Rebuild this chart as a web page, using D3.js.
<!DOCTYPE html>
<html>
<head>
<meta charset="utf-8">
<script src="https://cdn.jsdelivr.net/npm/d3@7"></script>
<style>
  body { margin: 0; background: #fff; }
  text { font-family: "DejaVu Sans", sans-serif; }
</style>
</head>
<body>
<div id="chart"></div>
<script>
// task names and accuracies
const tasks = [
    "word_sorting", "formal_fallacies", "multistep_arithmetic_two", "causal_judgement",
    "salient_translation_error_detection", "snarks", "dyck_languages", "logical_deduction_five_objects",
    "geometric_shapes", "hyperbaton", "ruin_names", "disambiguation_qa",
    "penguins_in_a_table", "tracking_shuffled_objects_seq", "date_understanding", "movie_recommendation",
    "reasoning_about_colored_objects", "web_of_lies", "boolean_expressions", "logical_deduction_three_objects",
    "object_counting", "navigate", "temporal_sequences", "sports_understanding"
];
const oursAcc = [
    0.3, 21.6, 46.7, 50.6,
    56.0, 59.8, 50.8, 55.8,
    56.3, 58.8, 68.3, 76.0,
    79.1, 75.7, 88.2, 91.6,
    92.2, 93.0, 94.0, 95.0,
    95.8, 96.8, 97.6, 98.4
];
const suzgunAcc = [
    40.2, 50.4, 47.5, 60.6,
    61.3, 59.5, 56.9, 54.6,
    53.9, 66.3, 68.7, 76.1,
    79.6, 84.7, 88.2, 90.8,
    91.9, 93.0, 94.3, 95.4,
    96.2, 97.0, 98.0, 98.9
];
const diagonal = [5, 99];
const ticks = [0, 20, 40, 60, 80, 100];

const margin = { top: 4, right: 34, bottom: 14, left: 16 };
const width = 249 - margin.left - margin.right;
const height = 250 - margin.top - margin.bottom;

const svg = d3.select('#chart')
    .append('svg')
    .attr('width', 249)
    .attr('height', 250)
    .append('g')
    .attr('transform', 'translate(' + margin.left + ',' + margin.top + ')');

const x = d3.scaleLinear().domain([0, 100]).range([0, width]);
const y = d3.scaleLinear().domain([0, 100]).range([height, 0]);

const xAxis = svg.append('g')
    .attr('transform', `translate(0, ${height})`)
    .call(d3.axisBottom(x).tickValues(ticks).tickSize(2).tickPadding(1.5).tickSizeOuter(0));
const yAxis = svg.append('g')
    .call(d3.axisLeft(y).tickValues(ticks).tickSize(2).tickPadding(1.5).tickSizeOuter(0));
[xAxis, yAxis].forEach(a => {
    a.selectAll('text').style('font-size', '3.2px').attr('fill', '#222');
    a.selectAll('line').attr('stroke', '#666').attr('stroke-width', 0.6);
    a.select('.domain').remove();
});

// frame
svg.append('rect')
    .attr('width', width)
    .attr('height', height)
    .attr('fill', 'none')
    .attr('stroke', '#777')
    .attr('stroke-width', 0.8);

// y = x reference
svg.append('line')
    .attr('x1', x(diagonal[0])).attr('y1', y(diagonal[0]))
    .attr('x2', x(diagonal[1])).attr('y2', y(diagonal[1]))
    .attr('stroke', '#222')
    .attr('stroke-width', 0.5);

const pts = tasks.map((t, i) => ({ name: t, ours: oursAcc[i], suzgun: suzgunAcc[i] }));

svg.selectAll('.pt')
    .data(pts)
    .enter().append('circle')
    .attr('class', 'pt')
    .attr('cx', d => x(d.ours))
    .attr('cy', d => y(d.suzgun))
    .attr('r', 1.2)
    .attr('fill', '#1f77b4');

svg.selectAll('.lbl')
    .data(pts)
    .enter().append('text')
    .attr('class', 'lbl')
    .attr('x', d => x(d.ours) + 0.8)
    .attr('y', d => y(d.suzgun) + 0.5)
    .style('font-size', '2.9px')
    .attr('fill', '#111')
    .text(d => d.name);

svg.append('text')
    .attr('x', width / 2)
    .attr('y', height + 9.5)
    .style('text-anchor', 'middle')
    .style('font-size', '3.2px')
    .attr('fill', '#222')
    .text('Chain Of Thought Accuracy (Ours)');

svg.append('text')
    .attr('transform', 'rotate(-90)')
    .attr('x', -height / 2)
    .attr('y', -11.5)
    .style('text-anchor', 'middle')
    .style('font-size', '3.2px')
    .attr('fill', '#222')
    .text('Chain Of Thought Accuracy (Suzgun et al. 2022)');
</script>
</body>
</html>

...

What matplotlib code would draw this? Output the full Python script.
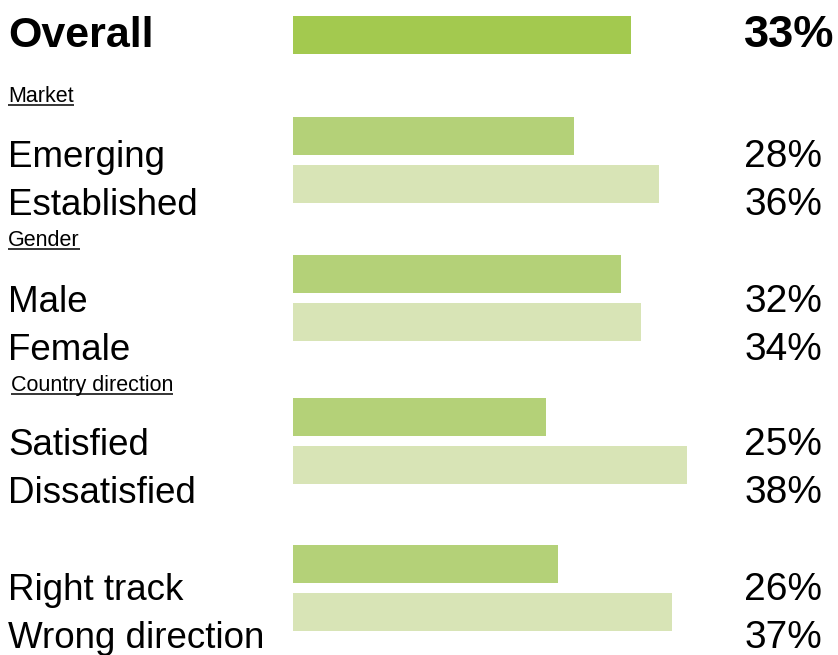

* * *

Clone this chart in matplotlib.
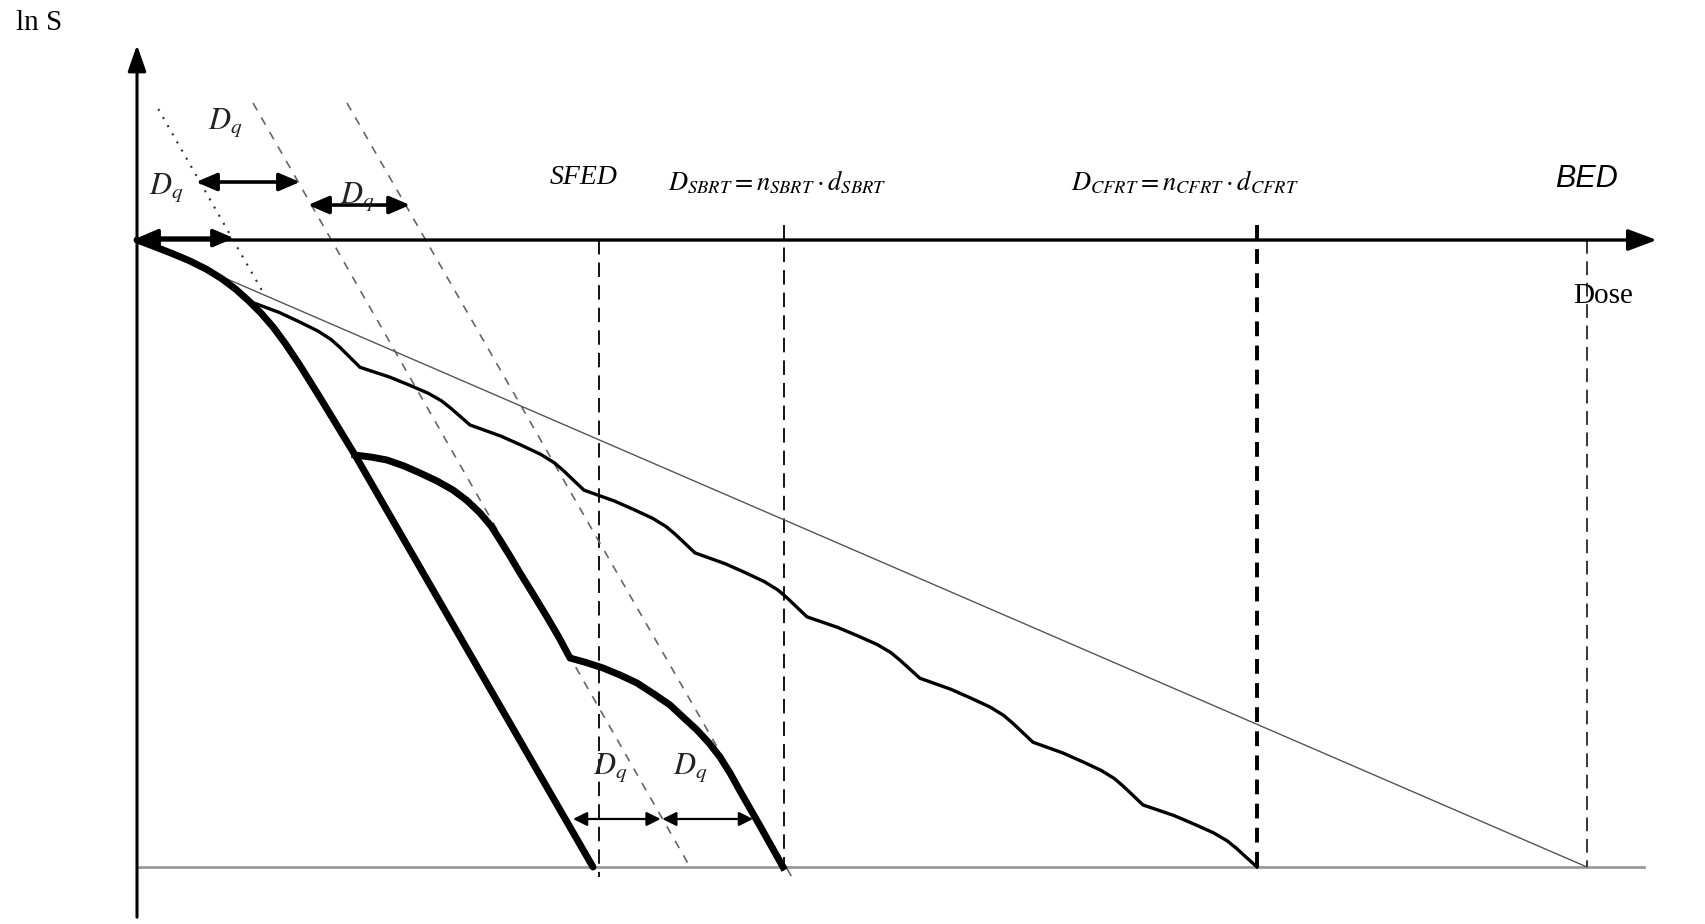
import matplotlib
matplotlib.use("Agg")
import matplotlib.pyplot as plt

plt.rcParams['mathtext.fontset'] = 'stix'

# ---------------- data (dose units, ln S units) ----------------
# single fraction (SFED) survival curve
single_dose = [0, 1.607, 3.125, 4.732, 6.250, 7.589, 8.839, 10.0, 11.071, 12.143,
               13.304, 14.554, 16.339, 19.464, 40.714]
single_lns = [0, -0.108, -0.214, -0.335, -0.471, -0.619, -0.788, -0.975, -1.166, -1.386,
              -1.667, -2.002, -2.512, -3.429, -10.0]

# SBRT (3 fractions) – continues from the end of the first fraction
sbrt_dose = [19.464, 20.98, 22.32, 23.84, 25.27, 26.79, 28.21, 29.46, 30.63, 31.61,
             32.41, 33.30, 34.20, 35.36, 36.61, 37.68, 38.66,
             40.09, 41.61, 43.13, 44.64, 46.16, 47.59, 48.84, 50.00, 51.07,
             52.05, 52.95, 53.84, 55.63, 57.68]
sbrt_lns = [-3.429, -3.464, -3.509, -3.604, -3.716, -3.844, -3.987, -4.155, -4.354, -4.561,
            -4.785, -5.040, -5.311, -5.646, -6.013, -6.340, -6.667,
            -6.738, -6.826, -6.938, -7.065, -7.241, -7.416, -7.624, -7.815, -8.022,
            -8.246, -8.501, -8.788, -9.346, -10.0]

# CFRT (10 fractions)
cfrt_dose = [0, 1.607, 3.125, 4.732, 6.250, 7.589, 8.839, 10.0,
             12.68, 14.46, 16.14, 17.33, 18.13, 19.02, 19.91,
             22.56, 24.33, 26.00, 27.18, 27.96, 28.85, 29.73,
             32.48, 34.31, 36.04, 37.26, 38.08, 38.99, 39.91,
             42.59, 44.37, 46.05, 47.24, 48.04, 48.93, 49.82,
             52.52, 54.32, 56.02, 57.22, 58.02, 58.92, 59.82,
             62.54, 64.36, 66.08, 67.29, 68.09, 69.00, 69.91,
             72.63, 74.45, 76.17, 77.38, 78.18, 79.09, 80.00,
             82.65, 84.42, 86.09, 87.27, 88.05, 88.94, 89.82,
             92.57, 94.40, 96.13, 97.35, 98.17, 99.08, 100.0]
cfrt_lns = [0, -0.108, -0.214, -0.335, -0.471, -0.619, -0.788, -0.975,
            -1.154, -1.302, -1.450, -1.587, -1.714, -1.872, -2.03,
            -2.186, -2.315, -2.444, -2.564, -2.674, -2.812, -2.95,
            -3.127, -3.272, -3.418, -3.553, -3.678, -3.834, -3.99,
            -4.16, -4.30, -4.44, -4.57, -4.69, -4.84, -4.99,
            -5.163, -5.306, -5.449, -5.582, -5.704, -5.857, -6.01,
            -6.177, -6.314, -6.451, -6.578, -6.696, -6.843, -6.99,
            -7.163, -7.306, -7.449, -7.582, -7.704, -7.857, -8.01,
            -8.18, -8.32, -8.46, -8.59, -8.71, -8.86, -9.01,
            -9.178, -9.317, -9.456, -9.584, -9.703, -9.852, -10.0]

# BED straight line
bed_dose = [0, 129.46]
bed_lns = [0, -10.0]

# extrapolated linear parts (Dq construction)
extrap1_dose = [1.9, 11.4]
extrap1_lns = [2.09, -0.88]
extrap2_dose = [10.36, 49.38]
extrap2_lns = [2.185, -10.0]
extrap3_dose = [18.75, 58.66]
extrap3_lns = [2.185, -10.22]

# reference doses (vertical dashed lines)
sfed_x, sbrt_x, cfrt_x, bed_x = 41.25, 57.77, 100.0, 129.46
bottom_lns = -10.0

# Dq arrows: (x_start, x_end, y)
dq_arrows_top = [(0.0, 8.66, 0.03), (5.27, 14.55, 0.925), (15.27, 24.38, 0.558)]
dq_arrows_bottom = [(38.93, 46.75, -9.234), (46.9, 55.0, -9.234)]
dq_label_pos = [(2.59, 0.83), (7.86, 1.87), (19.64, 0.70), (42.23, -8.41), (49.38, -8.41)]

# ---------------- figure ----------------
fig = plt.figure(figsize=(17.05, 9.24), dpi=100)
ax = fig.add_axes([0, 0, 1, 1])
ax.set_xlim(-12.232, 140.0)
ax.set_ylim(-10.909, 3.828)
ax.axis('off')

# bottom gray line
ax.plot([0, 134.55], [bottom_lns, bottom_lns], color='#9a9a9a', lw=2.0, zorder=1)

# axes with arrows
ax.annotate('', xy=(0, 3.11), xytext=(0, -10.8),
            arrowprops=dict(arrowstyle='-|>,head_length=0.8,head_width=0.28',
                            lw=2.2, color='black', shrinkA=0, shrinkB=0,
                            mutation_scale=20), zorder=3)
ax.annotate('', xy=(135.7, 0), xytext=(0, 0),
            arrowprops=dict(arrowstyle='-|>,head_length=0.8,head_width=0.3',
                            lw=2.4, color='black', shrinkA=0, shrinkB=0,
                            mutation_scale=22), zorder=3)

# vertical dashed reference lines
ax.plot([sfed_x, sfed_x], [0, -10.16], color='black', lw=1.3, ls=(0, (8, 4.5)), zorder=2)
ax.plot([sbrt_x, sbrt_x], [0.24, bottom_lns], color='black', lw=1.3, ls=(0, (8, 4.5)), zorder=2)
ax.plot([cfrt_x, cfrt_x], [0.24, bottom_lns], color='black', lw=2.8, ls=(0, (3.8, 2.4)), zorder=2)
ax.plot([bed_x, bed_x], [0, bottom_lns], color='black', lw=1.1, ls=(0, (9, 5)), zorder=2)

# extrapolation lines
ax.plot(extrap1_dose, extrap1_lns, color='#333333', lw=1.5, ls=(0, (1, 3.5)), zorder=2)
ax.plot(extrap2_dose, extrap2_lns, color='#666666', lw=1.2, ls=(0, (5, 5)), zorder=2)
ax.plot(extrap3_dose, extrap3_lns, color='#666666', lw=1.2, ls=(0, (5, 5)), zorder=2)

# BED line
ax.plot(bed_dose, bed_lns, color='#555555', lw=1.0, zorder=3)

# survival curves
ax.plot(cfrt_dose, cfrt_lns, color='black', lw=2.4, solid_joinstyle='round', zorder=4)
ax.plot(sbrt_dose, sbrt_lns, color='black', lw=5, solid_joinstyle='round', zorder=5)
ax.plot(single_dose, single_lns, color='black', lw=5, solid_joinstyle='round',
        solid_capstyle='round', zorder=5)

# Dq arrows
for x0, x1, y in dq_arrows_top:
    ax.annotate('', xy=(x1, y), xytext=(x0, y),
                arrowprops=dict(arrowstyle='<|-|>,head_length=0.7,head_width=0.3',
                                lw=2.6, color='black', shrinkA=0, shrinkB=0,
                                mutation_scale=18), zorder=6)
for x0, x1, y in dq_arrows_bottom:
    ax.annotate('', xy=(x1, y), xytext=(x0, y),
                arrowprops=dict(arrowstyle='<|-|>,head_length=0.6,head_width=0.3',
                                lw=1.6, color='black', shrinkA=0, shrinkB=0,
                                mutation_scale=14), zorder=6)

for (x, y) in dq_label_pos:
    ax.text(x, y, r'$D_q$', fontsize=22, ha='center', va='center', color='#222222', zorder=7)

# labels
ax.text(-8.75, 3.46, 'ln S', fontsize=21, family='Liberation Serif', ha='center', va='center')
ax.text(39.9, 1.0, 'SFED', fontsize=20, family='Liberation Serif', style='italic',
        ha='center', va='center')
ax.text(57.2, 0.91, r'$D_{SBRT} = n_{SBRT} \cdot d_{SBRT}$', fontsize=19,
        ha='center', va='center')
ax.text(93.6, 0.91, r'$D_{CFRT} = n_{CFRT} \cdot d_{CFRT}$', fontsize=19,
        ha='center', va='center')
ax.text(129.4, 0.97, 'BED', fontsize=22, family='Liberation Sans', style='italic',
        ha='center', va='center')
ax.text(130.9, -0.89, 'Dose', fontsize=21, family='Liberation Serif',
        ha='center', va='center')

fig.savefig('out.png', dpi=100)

SHORT TASK:
Repeat, character for character, the lines of the material above from the line with "Rebuild this chart" through the line with "const y = d3.scaleLinear().domain([0, 100]).range([height, 0]);".

ANSWER:
Rebuild this chart as a web page, using D3.js.
<!DOCTYPE html>
<html>
<head>
<meta charset="utf-8">
<script src="https://cdn.jsdelivr.net/npm/d3@7"></script>
<style>
  body { margin: 0; background: #fff; }
  text { font-family: "DejaVu Sans", sans-serif; }
</style>
</head>
<body>
<div id="chart"></div>
<script>
// task names and accuracies
const tasks = [
    "word_sorting", "formal_fallacies", "multistep_arithmetic_two", "causal_judgement",
    "salient_translation_error_detection", "snarks", "dyck_languages", "logical_deduction_five_objects",
    "geometric_shapes", "hyperbaton", "ruin_names", "disambiguation_qa",
    "penguins_in_a_table", "tracking_shuffled_objects_seq", "date_understanding", "movie_recommendation",
    "reasoning_about_colored_objects", "web_of_lies", "boolean_expressions", "logical_deduction_three_objects",
    "object_counting", "navigate", "temporal_sequences", "sports_understanding"
];
const oursAcc = [
    0.3, 21.6, 46.7, 50.6,
    56.0, 59.8, 50.8, 55.8,
    56.3, 58.8, 68.3, 76.0,
    79.1, 75.7, 88.2, 91.6,
    92.2, 93.0, 94.0, 95.0,
    95.8, 96.8, 97.6, 98.4
];
const suzgunAcc = [
    40.2, 50.4, 47.5, 60.6,
    61.3, 59.5, 56.9, 54.6,
    53.9, 66.3, 68.7, 76.1,
    79.6, 84.7, 88.2, 90.8,
    91.9, 93.0, 94.3, 95.4,
    96.2, 97.0, 98.0, 98.9
];
const diagonal = [5, 99];
const ticks = [0, 20, 40, 60, 80, 100];

const margin = { top: 4, right: 34, bottom: 14, left: 16 };
const width = 249 - margin.left - margin.right;
const height = 250 - margin.top - margin.bottom;

const svg = d3.select('#chart')
    .append('svg')
    .attr('width', 249)
    .attr('height', 250)
    .append('g')
    .attr('transform', 'translate(' + margin.left + ',' + margin.top + ')');

const x = d3.scaleLinear().domain([0, 100]).range([0, width]);
const y = d3.scaleLinear().domain([0, 100]).range([height, 0]);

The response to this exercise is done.